Jeremy Deller. English Magic, 2013

Still from Jeremy Deller. English Magic, Venice Biennale British Pavilion until November 24, 2013

Still from Jeremy Deller. English Magic, Venice Biennale British Pavilion until November 24, 2013

Jeremy Deller, passionate chronicler of the tangents of war.  The reviews have called his installation at the British Pavilion at the Venice Biennale aggressive. Angry, yes; resigned perhaps; this video captures something else. Deller's 2008 piece at the Imperial War Museum, It Is What It Is, was made from a bombed Baghdad car: there is something about the gratuitous destruction of cars in this film that with that earlier car in mind seems obscene. As does the aftermath of the inflatable Stonehenge: heritage as entertainment, the critique levelled at Danny Boyle's orchestration of the positive side of Britain for the opening of the 2010 Olympics.  There is a place and time for critique and the London Olympics was not one of them.  Deller has no such restrictions.

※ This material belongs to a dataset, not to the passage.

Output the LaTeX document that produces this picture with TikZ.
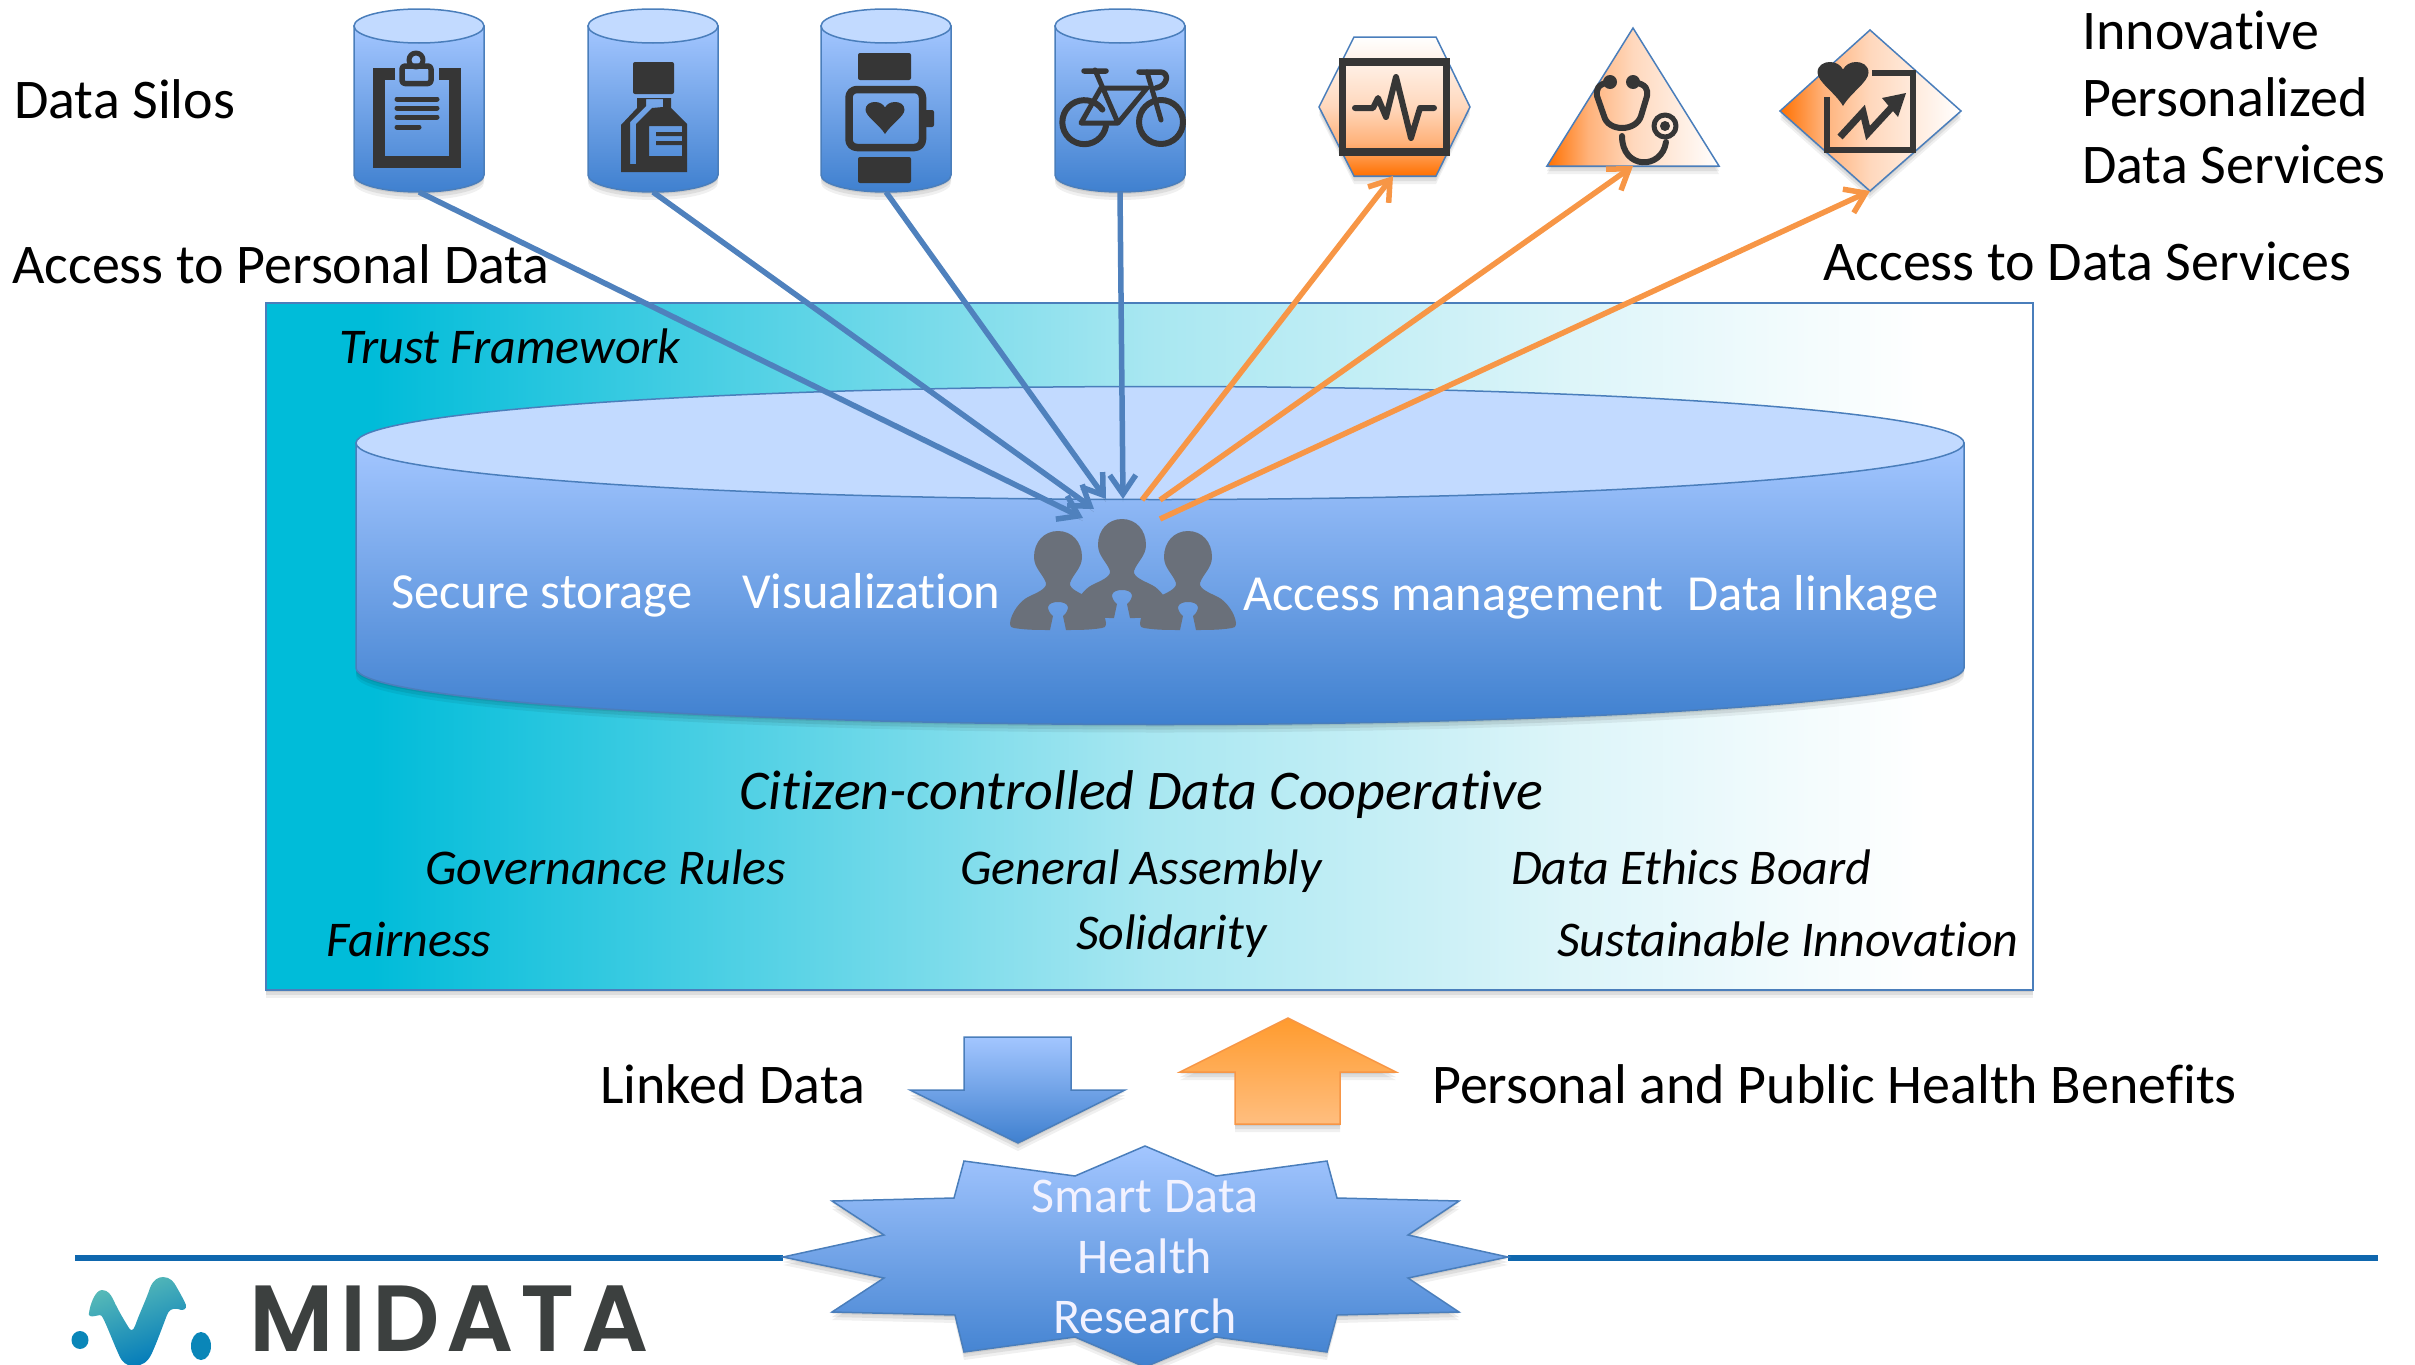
\documentclass[tikz,border=0pt]{standalone}
\usepackage{fontspec}
\setmainfont{Carlito}[Ligatures=NoCommon]
\newfontfamily\logofont{Poppins}[UprightFont=* SemiBold,LetterSpace=7]
\usetikzlibrary{arrows.meta}
\definecolor{edgeblue}{HTML}{4A7EBB}
\definecolor{drumtop}{HTML}{C2DAFF}
\definecolor{drumhi}{HTML}{A3C6FF}
\definecolor{drumlo}{HTML}{3F80CF}
\definecolor{arrblue}{HTML}{4F81BD}
\definecolor{arrorange}{HTML}{F79646}
\definecolor{svcorange}{HTML}{FF7000}
\definecolor{svcmid}{HTML}{FFB27A}
\definecolor{svcpale}{HTML}{FFD8BD}
\definecolor{uporangehi}{HTML}{FF9B2E}
\definecolor{uporangelo}{HTML}{FFBE7F}
\definecolor{icondark}{HTML}{363636}
\definecolor{peoplegrey}{HTML}{6A707A}
\definecolor{ruleblue}{HTML}{0F67AE}
\definecolor{logodark}{HTML}{3C403F}
\definecolor{logoblue}{HTML}{0079BA}
\definecolor{logoteal}{HTML}{5BBDB8}
\definecolor{logodot}{HTML}{0A86B8}
\definecolor{panelcyan}{HTML}{00BCD9}
\definecolor{panelmid}{HTML}{A8E7F1}
\definecolor{panelpale}{HTML}{DDF5F9}
\pgfdeclarehorizontalshading{panelshade}{100bp}{color(0bp)=(panelcyan); color(28bp)=(panelcyan); color(50bp)=(panelmid); color(62bp)=(panelpale); color(72bp)=(white); color(100bp)=(white)}
\pgfdeclarehorizontalshading{svcshade}{100bp}{color(0bp)=(svcorange); color(25bp)=(svcorange); color(37bp)=(svcmid); color(50bp)=(svcpale); color(75bp)=(white); color(100bp)=(white)}
\tikzset{softshadow/.style={preaction={draw=none,fill=black,fill opacity=.08,transform canvas={yshift=-2pt}},preaction={draw=none,fill=black,fill opacity=.08,transform canvas={yshift=-5pt}},preaction={draw=none,fill=black,fill opacity=.06,transform canvas={yshift=-8pt}}}}
\tikzset{drumbody/.style={draw=edgeblue, line width=1.5pt, top color=drumhi, bottom color=drumlo, softshadow}}
\tikzset{drumlid/.style={draw=edgeblue, line width=1.5pt, fill=drumtop}}
\tikzset{svc/.style={draw=edgeblue, line width=1.5pt, softshadow, shading=svcshade}}
\tikzset{icon/.style={draw=icondark, line join=round, line cap=round}}
\tikzset{iconfill/.style={fill=icondark, draw=none}}
\tikzset{arrinto/.style={draw=arrblue, line width=5.5pt, -{Straight Barb[length=19pt,width=26pt]}, preaction={draw=black,draw opacity=.12,-,transform canvas={yshift=-3pt}}}}
\tikzset{arrout/.style={draw=arrorange, line width=5.5pt, -{Straight Barb[length=19pt,width=26pt]}}}
\tikzset{lbl/.style={anchor=base west, inner sep=0pt, text=black, font=\fontsize{56}{60}\selectfont}}
\tikzset{rule/.style={lbl, font=\fontsize{50}{60}\itshape\selectfont}}
\tikzset{feature/.style={lbl, text=white, font=\fontsize{50.5}{60}\selectfont}}
\tikzset{starlbl/.style={anchor=base, inner sep=0pt, text=white!95!blue, font=\fontsize{50}{60}\selectfont}}
% name, left, width, lid y, base y, radius y
\newcommand\drum[6]{
		\path[drumbody] (#2,#4) -- (#2,#5) arc[start angle=180,end angle=0,x radius=#3/2,y radius=#6] -- (#2+#3,#4) -- cycle;
		\path[drumlid] (#2+#3/2,#4) ellipse[x radius=#3/2,y radius=#6];
		\coordinate (#1) at (#2+#3/2,#5+#6);
	}
\newcommand\heartfill[4]{
		\fill[iconfill,shift={(#1,#2)},xscale=#3,yscale=#4] (0,1) .. controls (-.15,.7) and (-.5,.45) .. (-.5,.24) .. controls (-.5,.07) and (-.37,0) .. (-.26,0) .. controls (-.13,0) and (-.05,.07) .. (0,.17) .. controls (.05,.07) and (.13,0) .. (.26,0) .. controls (.37,0) and (.5,.07) .. (.5,.24) .. controls (.5,.45) and (.15,.7) .. (0,1) -- cycle;
	}
\newcommand\person[2]{
		\fill[peoplegrey,shift={(#1,#2)}] (0,0) .. controls (14,0) and (24,11) .. (24,26) .. controls (24,37) and (15,43) .. (12,52) .. controls (11,58) and (22,62) .. (30,66) .. controls (38,70) and (47,82) .. (48,92) .. controls (48,96) and (46,97) .. (44,97) .. controls (32,99) and (20,99) .. (8,99) -- (5,85) .. controls (9,82) and (10,78) .. (10,76) .. controls (9,72) and (4,71) .. (0,71) .. controls (-4,71) and (-9,72) .. (-10,76) .. controls (-10,78) and (-9,82) .. (-5,85) -- (-8,99) .. controls (-20,99) and (-32,99) .. (-44,97) .. controls (-46,97) and (-48,96) .. (-48,92) .. controls (-47,82) and (-38,70) .. (-30,66) .. controls (-22,62) and (-11,58) .. (-12,52) .. controls (-15,43) and (-24,37) .. (-24,26) .. controls (-24,11) and (-14,0) .. (0,0) -- cycle;
	}

\begin{document}
\begin{tikzpicture}[x=1pt,y=-1pt]
		\useasboundingbox (0,0) rectangle (2415,1365);
		
		% silos
		\drum{silo1}{354}{130}{26}{175}{17}
		\drum{silo2}{588}{130}{26}{175}{17}
		\drum{silo3}{821}{130}{26}{175}{17}
		\drum{silo4}{1055}{130}{26}{175}{17}
		
		% clipboard
		\draw[icon,line width=12pt,line cap=butt,line join=miter] (395,74) -- (379,74) -- (379,162) -- (455,162) -- (455,74) -- (439,74);
		\draw[icon,line width=5.5pt,rounded corners=3pt] (402,83.5) -- (402,66) -- (431,66) -- (431,83.5) -- cycle;
		\draw[icon,line width=5pt] (416,60) circle[radius=7];
		\foreach \liney/\lineend in {99/437,108/437,117/437,127/419}
			\draw[icon,line width=5pt] (397,\liney) -- (\lineend,\liney);
		
		% bottle
		\fill[iconfill,rounded corners=2pt] (633,62) rectangle (674,94);
		\fill[iconfill,even odd rule] (637,98) -- (671,98) -- (671,108) -- (687,124) -- (687,172) -- (621,172) -- (621,125) -- (637,108) -- cycle (646,99) -- (663,99) -- (663,107) -- (652,108) -- (636,124) -- (636,164) -- (630,164) -- (630,122) -- (646,106) -- cycle (649,126) rectangle (682,156);
		\fill[iconfill] (656,132) rectangle (682,136) (656,141) rectangle (682,145);
		
		% watch
		\fill[iconfill,rounded corners=2pt] (858,53) rectangle (911,80) (858,157) rectangle (911,183) (924,110) rectangle (934,127);
		\draw[icon,line width=7.5pt,rounded corners=8pt] (849,89.5) rectangle (922.5,147.5);
		\heartfill{885}{102}{39}{32}
		
		% bike
		\draw[icon,line width=6pt] (1106,126) arc[start angle=10,end angle=325,radius=22];
		\draw[icon,line width=6pt] (1161,122) circle[radius=22];
		\draw[icon,line width=5pt] (1095,70) -- (1118,123) -- (1081,123) -- (1101,88) -- (1147,88) -- (1118,123) (1147,72) -- (1161,120);
		\draw[icon,line width=5.5pt] (1084,71) -- (1106,71) (1139,72) -- (1160,72) .. controls (1170,72) and (1168,86) .. (1156,88);
		
		% services
		\path[svc,shading angle=90] (1319,107) -- (1354,37) -- (1436,37) -- (1470,107) -- (1436,176) -- (1354,176) -- cycle;
		\coordinate (svc1) at (1393,176);
		\path[svc] (1633,28) -- (1719,166) -- (1547,166) -- cycle;
		\coordinate (svc2) at (1633,166);
		\path[svc] (1870,30) -- (1961,111) -- (1870,191) -- (1780,111) -- cycle;
		\coordinate (svc3) at (1870,191);
		
		% monitor
		\draw[icon,line width=7.5pt,line cap=butt,line join=miter] (1342.5,62) rectangle (1446.5,152);
		\draw[icon,line width=6pt] (1355,108) -- (1373,108) -- (1378,98) -- (1386,117) -- (1396,77) -- (1411,138) -- (1420,108) -- (1434,108);
		
		% stethoscope
		\draw[icon,line width=6pt] (1610,82) .. controls (1597,84) and (1596,90) .. (1597,96) -- (1604,116) .. controls (1608,132) and (1636,132) .. (1641,116) -- (1647,96) .. controls (1648,90) and (1647,84) .. (1633,82);
		\fill[iconfill] (1610,82) circle[radius=7] (1633,82) circle[radius=7];
		\draw[icon,line width=5pt] (1665,126) circle[radius=11];
		\fill[iconfill] (1665,126) circle[radius=5];
		\draw[icon,line width=6pt] (1622,136) .. controls (1622,170) and (1662,170) .. (1666,142);
		
		% chart
		\draw[icon,line width=6.5pt,line cap=butt,line join=miter] (1872,73) -- (1913,73) -- (1913,150) -- (1827,150) -- (1827,97);
		\heartfill{1843}{62}{51}{44}
		\draw[icon,line width=7pt,line cap=butt,line join=miter] (1840,137) -- (1863,112) -- (1868,133) -- (1892,107);
		\fill[iconfill] (1906,93) -- (1882,98) -- (1898,117) -- cycle;
		
		% labels on top
		\node[lbl] (silos) at (14,118) {Data Silos};
		\node[lbl] (accesspersonal) at (12,283) {Access to Personal Data};
		\node[lbl] (innov1) at (2082,49) {Innovative};
		\node[lbl] (innov2) at (2082,116) {Personalized};
		\node[lbl] (innov3) at (2082,183) {Data Services};
		\node[lbl] (accessservices) at (1823,280) {Access to Data Services};
		
		% trust framework
		\path[softshadow,shading=panelshade,draw=edgeblue,line width=1.5pt] (266,303) rectangle (2033,990);
		\node[rule] (trust) at (339,363) {Trust Framework};
		
		% data cooperative
		\drum{store}{356}{1608}{443}{668}{56.5}
		\node[feature] (secure) at (391,608) {Secure storage};
		\node[feature] (visual) at (742,608) {Visualization};
		\node[feature] (access) at (1243,610) {Access management};
		\node[feature] (linkage) at (1687,610) {Data linkage};
		\person{1058}{531}
		\person{1188}{531}
		\person{1122}{519}
		
		\node[rule,font=\fontsize{56}{60}\itshape\selectfont] (coop) at (739,809) {Citizen-controlled Data Cooperative};
		\node[rule] (governance) at (425,884) {Governance Rules};
		\node[rule] (assembly) at (960,884) {General Assembly};
		\node[rule] (ethics) at (1511,884) {Data Ethics Board};
		\node[rule] (fairness) at (326,956) {Fairness};
		\node[rule] (solidarity) at (1076,949) {Solidarity};
		\node[rule] (sustainable) at (1557,956) {Sustainable Innovation};
		
		% arrows into the people
		\coordinate (hub1) at (1083,518);
		\coordinate (hub2) at (1094,509);
		\coordinate (hub3) at (1106,499);
		\coordinate (hub4) at (1123,499);
		\coordinate (port1) at (1142,500);
		\coordinate (port2) at (1160,500);
		\coordinate (port3) at (1160,519);
		\draw[arrinto] (silo1) -- (hub1);
		\draw[arrinto] (silo2) -- (hub2);
		\draw[arrinto] (silo3) -- (hub3);
		\draw[arrinto] (silo4) -- (hub4);
		\draw[arrout] (port1) -- (svc1);
		\draw[arrout] (port2) -- (svc2);
		\draw[arrout] (port3) -- (svc3);
		
		% rule and star
		\coordinate (ruleL) at (75,1258);
		\coordinate (ruleR) at (2378,1258);
		\coordinate (starL) at (783,1258);
		\coordinate (starR) at (1508,1258);
		\draw[ruleblue,line width=5.5pt] (ruleL) -- (starL) (starR) -- (ruleR);
		\path[drumbody,line width=1.5pt] (1145,1146) -- (1216,1176) -- (1327,1161) -- (1337,1198) -- (1459,1201) -- (1408,1235) -- (1508,1257) -- (1408,1278) -- (1459,1312) -- (1337,1315) -- (1327,1352) -- (1216,1337) -- (1145,1367) -- (1075,1337) -- (964,1352) -- (955,1315) -- (832,1312) -- (884,1278) -- (783,1257) -- (884,1235) -- (832,1201) -- (954,1198) -- (964,1161) -- (1075,1176) -- cycle;
		\node[starlbl] (smart) at (1145,1212) {Smart Data};
		\node[starlbl] (health) at (1145,1273) {Health};
		\node[starlbl] (research) at (1145,1333) {Research};
		
		% block arrows
		\path[drumbody] (964,1037) -- (1071,1037) -- (1071,1090) -- (1125,1090) -- (1018,1143) -- (910,1090) -- (964,1090) -- cycle;
		\path[softshadow,draw=arrorange,line width=1.5pt,top color=uporangehi,bottom color=uporangelo] (1235,1124) -- (1235,1072) -- (1180,1072) -- (1288,1018) -- (1396,1072) -- (1340,1072) -- (1340,1124) -- cycle;
		\node[lbl] (linked) at (600,1103.5) {Linked Data};
		\node[lbl] (benefits) at (1432,1103.5) {Personal and Public Health Benefits};
		
		% logo
		\shade[top color=logoteal,bottom color=logoblue,shading angle=20] (89,1313) .. controls (90,1305) and (95,1290) .. (102,1290) .. controls (108,1290) and (111,1295) .. (113,1299) .. controls (118,1310) and (124,1320) .. (129,1328) .. controls (131,1331) and (133,1331) .. (135,1326) .. controls (140,1312) and (146,1300) .. (150,1288) .. controls (153,1280) and (158,1277) .. (163,1277) .. controls (170,1277) and (174,1282) .. (176,1286) .. controls (180,1293) and (184,1300) .. (186,1305) .. controls (187,1310) and (182,1311) .. (178,1309) .. controls (172,1308) and (169,1310) .. (167,1315) .. controls (162,1328) and (157,1342) .. (152,1353) .. controls (148,1362) and (142,1366) .. (134,1366) .. controls (126,1366) and (122,1362) .. (119,1355) .. controls (113,1342) and (108,1328) .. (103,1318) .. controls (101,1313) and (98,1316) .. (95,1316) .. controls (91,1317) and (88,1316) .. (89,1313) -- cycle;
		\fill[logodot] (80,1340) ellipse[x radius=8.5,y radius=9];
		\fill[logodot] (201,1346) ellipse[x radius=10,y radius=14];
		\node[anchor=base west,inner sep=0pt,text=logodark,font=\logofont\fontsize{94}{100}\selectfont] (midata) at (249,1351) {MIDATA};
	\end{tikzpicture}
\end{document}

He isolates contradictions in Britain – the gap between pride and insignificance, between a blithe skipping along and a still, red in tooth and claw, countryside; between an imperial history and its modern incarnation as entertainment and celebrity.  Perhaps not contradictions, rather they are complex, near-inexplicable realities which artists and critical theorists keep trying to explain, reframe, re-present.  Adrian Searle calls Deller's Biennale installation a war on wealth — maybe, obviously I haven't seen it, I'm not British and I receive such works through a different lens, however, it seems that at the heart of Deller's work is a critique of war that uses a panoply of images used to disguise the project of war as a series of successes, heroisms and parades.

Will Gompertz on BBC World last night (Thursday, May 30, 2013; content no longer available) reported on Jeremy Deller's Venice project: his language a classic put-down.  'Aggressive' figures as the first word in every review, every report. If someone is angry, and as Deller said, these things had been in his mind for a long time, they can be dismissed as being aggressive, much as how angry women are written off as strident.  

And then, and this is unforgivable, Gompertz called Deller's angry, close to the bone murals that show just how socially conflicted England is today, 'the heir' to Danny Boyle's Olympic extravaganza.  This trivialises Deller by giving him a critical biography not from art but from the world of entertainment.  Controversy safely contained.